Production values are impressive. The large ship set is meticulously detailed and the early stages of fungus entirely convincing. The island settings are rich and atmospheric, adding greatly to the ultra-weird conclusion. The only technical flub are a few front-projection scenes on board the millionaire's sailboat where shutter misalignment causes the projected background to flutter and strobe. 2 As in Invasion of the Body Snatchers a wraparound flashback structure is used to isolate the tale as one man's first-person encounter. Matango plays like a superior horror short story.

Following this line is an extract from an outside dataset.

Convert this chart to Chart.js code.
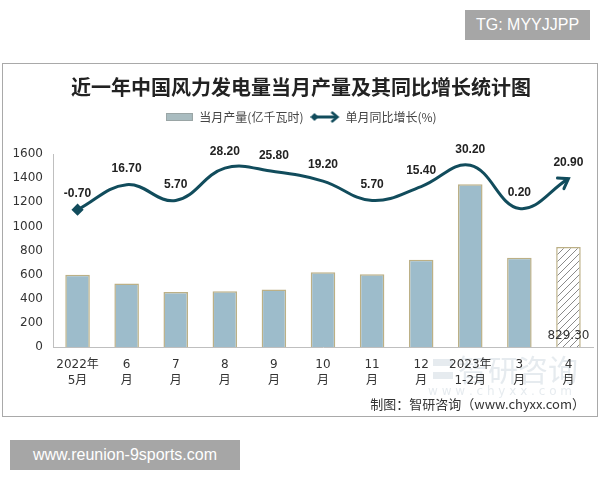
<!DOCTYPE html>
<html>
<head>
<meta charset="utf-8">
<script src="https://cdn.jsdelivr.net/npm/chart.js@4.4.1/dist/chart.umd.min.js"></script>
<style>
  body { margin: 0; background: #fff; }
  #wrap { position: relative; width: 600px; height: 480px; }
  .tag { position: absolute; background: #a6a6a6; color: #fff; text-align: center;
         font-family: "Liberation Sans", Arial, sans-serif; }
</style>
</head>
<body>
<div id="wrap">
  <canvas id="windChart" width="600" height="480"></canvas>
  <div class="tag" style="left:465px;top:10px;width:125px;height:30px;line-height:30px;font-size:16px;">TG: MYYJJPP</div>
  <div class="tag" style="left:10px;top:440px;width:230px;height:30px;line-height:30px;font-size:16px;">www.reunion-9sports.com</div>
</div>
<script>
const months = [['2022年', '5月'], ['6', '月'], ['7', '月'], ['8', '月'], ['9', '月'], ['10', '月'],
  ['11', '月'], ['12', '月'], ['2023年', '1-2月'], ['3', '月'], ['4', '月']];
const output = [600, 526, 455, 463, 477, 619, 603, 724, 1349, 740, 829.3];
const growth = [-0.7, 16.7, 5.7, 28.2, 25.8, 19.2, 5.7, 15.4, 30.2, 0.2, 20.9];
const yTicks = [0, 200, 400, 600, 800, 1000, 1200, 1400, 1600];

const lineColor = '#114c5c';
const barFill = '#9dbccb';
const barEdge = '#bcb086';

// hatch for the last (preliminary) bar
const hatch = document.createElement('canvas');
hatch.width = 7; hatch.height = 7;
const hc = hatch.getContext('2d');
hc.fillStyle = '#fff';
hc.fillRect(0, 0, 7, 7);
hc.strokeStyle = '#8a8a8a';
hc.lineWidth = 1;
hc.beginPath();
hc.moveTo(-1, 8); hc.lineTo(8, -1);
hc.moveTo(-1, 1); hc.lineTo(1, -1);
hc.moveTo(6, 8); hc.lineTo(8, 6);
hc.stroke();
const hatchPattern = hc.createPattern(hatch, 'repeat');

const barColors = output.map((v, i) => i === output.length - 1 ? hatchPattern : barFill);

// legend swatches
const barSwatch = document.createElement('canvas');
barSwatch.width = 27; barSwatch.height = 8;
const bs = barSwatch.getContext('2d');
bs.fillStyle = '#a9bcc0';
bs.fillRect(0.5, 0.5, 26, 7);
bs.strokeStyle = '#9aa5a5';
bs.strokeRect(0.5, 0.5, 26, 7);

const lineSwatch = document.createElement('canvas');
lineSwatch.width = 30; lineSwatch.height = 14;
const ls = lineSwatch.getContext('2d');
ls.strokeStyle = lineColor; ls.fillStyle = lineColor; ls.lineWidth = 3;
ls.beginPath(); ls.moveTo(5, 7); ls.lineTo(26, 7); ls.stroke();
ls.beginPath(); ls.moveTo(0, 7); ls.lineTo(4, 3); ls.lineTo(8, 7); ls.lineTo(4, 11); ls.closePath(); ls.fill();
ls.lineWidth = 2.5;
ls.beginPath(); ls.moveTo(21, 2); ls.lineTo(27, 7); ls.lineTo(21, 12); ls.stroke();

const decor = {
  id: 'decor',
  beforeDraw(chart) {
    const ctx = chart.ctx;
    ctx.save();
    ctx.fillStyle = '#fff';
    ctx.fillRect(0, 0, chart.width, chart.height);
    ctx.strokeStyle = '#a9a9a9';
    ctx.lineWidth = 1;
    ctx.strokeRect(2.5, 63.5, 595, 353);
    // watermark
    ctx.fillStyle = 'rgba(200,210,220,0.45)';
    ctx.font = '30px "Noto Sans CJK SC"';
    ctx.textBaseline = 'middle';
    ctx.fillText('智研咨询', 458, 370);
    ctx.fillRect(433, 359, 20, 7);
    ctx.fillRect(433, 372, 20, 7);
    ctx.font = '12px "DejaVu Sans"';
    ctx.fillText('w w w . c h y x x . c o m', 428, 392);
    // source note
    ctx.fillStyle = '#333';
    ctx.font = '13px "Noto Sans CJK SC"';
    ctx.textAlign = 'right';
    ctx.fillText('制图：智研咨询（www.chyxx.com）', 585, 404);
    ctx.restore();
  },
  afterDatasetsDraw(chart) {
    const ctx = chart.ctx;
    const pts = chart.getDatasetMeta(1).data;
    const bars = chart.getDatasetMeta(0).data;
    ctx.save();
    // arrow head at the end of the growth line
    const last = pts[pts.length - 1];
    const ang = Math.atan2(last.y - last.cp1y, last.x - last.cp1x);
    ctx.strokeStyle = lineColor;
    ctx.lineWidth = 3;
    ctx.lineCap = 'round';
    ctx.beginPath();
    ctx.moveTo(last.x - 11 * Math.cos(ang - 0.6), last.y - 11 * Math.sin(ang - 0.6));
    ctx.lineTo(last.x, last.y);
    ctx.lineTo(last.x - 11 * Math.cos(ang + 0.6), last.y - 11 * Math.sin(ang + 0.6));
    ctx.stroke();
    // growth labels
    ctx.fillStyle = '#222';
    ctx.font = 'bold 12px "Liberation Sans"';
    ctx.textAlign = 'center';
    ctx.textBaseline = 'middle';
    pts.forEach((p, i) => ctx.fillText(growth[i].toFixed(2), p.x, p.y - 16));
    // value of the last bar
    const b = bars[bars.length - 1];
    ctx.font = '12px "DejaVu Sans"';
    ctx.fillStyle = '#333';
    ctx.fillText(output[output.length - 1].toFixed(2), b.x, b.base - 11);
    ctx.restore();
  }
};

new Chart(document.getElementById('windChart'), {
  data: {
    labels: months,
    datasets: [{
      type: 'bar',
      label: '当月产量(亿千瓦时)',
      data: output,
      backgroundColor: barColors,
      borderColor: barEdge,
      borderWidth: 1.5,
      categoryPercentage: 1,
      barPercentage: 0.5,
      yAxisID: 'y',
      order: 2
    }, {
      type: 'line',
      label: '单月同比增长(%)',
      data: growth,
      borderColor: lineColor,
      backgroundColor: lineColor,
      borderWidth: 3,
      tension: 0.4,
      pointStyle: 'rectRot',
      pointRadius: ctx => ctx.dataIndex === 0 ? 4 : 0,
      yAxisID: 'y1',
      order: 1
    }]
  },
  options: {
    responsive: false,
    animation: false,
    layout: { padding: { top: 63, left: 4, right: 2, bottom: 64 } },
    scales: {
      x: {
        grid: { display: false, drawTicks: false },
        border: { color: '#bfbfbf' },
        ticks: {
          color: '#333',
          padding: 9,
          maxRotation: 0,
          autoSkip: false,
          font: { family: '"DejaVu Sans", "Noto Sans CJK SC"', size: 12, lineHeight: 1.4 }
        },
        afterFit: scale => { scale.height = 69; }
      },
      y: {
        min: 0,
        max: 1600,
        afterBuildTicks: scale => { scale.ticks = yTicks.map(v => ({ value: v })); },
        grid: { display: false, drawTicks: false },
        border: { color: '#bfbfbf' },
        ticks: {
          color: '#333',
          padding: 10,
          callback: v => String(v),
          font: { family: '"DejaVu Sans"', size: 12 }
        },
        afterFit: scale => { scale.width = 49; }
      },
      y1: {
        display: false,
        min: -96,
        max: 38
      }
    },
    plugins: {
      title: {
        display: true,
        text: '近一年中国风力发电量当月产量及其同比增长统计图',
        color: '#222',
        font: { family: '"Noto Sans CJK SC"', size: 20, weight: 'bold', lineHeight: 1.2 },
        padding: { top: 12, bottom: 4 }
      },
      // empty spacer box between legend and plot
      subtitle: {
        display: true,
        text: '',
        weight: 500,
        font: { size: 1, lineHeight: 1 },
        padding: { top: 10, bottom: 10 }
      },
      legend: {
        labels: {
          usePointStyle: true,
          pointStyleWidth: 28,
          padding: 8,
          color: '#444',
          font: { family: '"Noto Sans CJK SC"', size: 12 },
          generateLabels: chart => chart.data.datasets.map((ds, i) => ({
            text: ds.label,
            pointStyle: i === 0 ? barSwatch : lineSwatch,
            datasetIndex: i,
            fontColor: '#444',
            hidden: false
          }))
        }
      },
      tooltip: { enabled: false }
    }
  },
  plugins: [decor]
});
</script>
</body>
</html>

Media Blasters' DVD of Matango: Attack of the Mushroom People looks great, even better than their first release The Mysterians. Colors are vibrant and blacks are deep and rich. The audio is also excellent, allowing us to appreciate the breezy title theme that sounds like a Nino Rota cue from a Fellini movie. The removable subtitles are easy to read. It's hard to believe that the old, unwatchably dubbed TV prints of Attack of the Mushroom People made us think the movie was an incompetent mess. Unlike The Mysterians, the English dub provided is a 1963 export original. It comes in a mono or a 2.0 stereo version and is the disc default track; to hear the recommended original Japanese (mono only) one has to hit some track and subtitle select buttons.
The extras appear to be sourced from a Toho Japanese release and include a commentary (subtitled) by star Akira Kubo. A filmed interview with special effects cinematographer Teruyoshi Nakano uses an interesting selection of behind the scenes stills. There's an extra called "spoken word from Matango writer Masami Fuikushima" that appears to be the author reading from a short story or screen treatment for the film.
On a scale of Excellent, Good, Fair, and Poor,
1. The most satisfactory
interpretation of the purposely ambiguous Alfred Hitchcock's The Birds is from critic Robin
Wood, and it's very similar: The malevolent birds are an externalization of the tensions between
the characters. When human ties start to break down, the Birds mass like harpies to dispense random
chaos and destruction, like the mythological Harpies.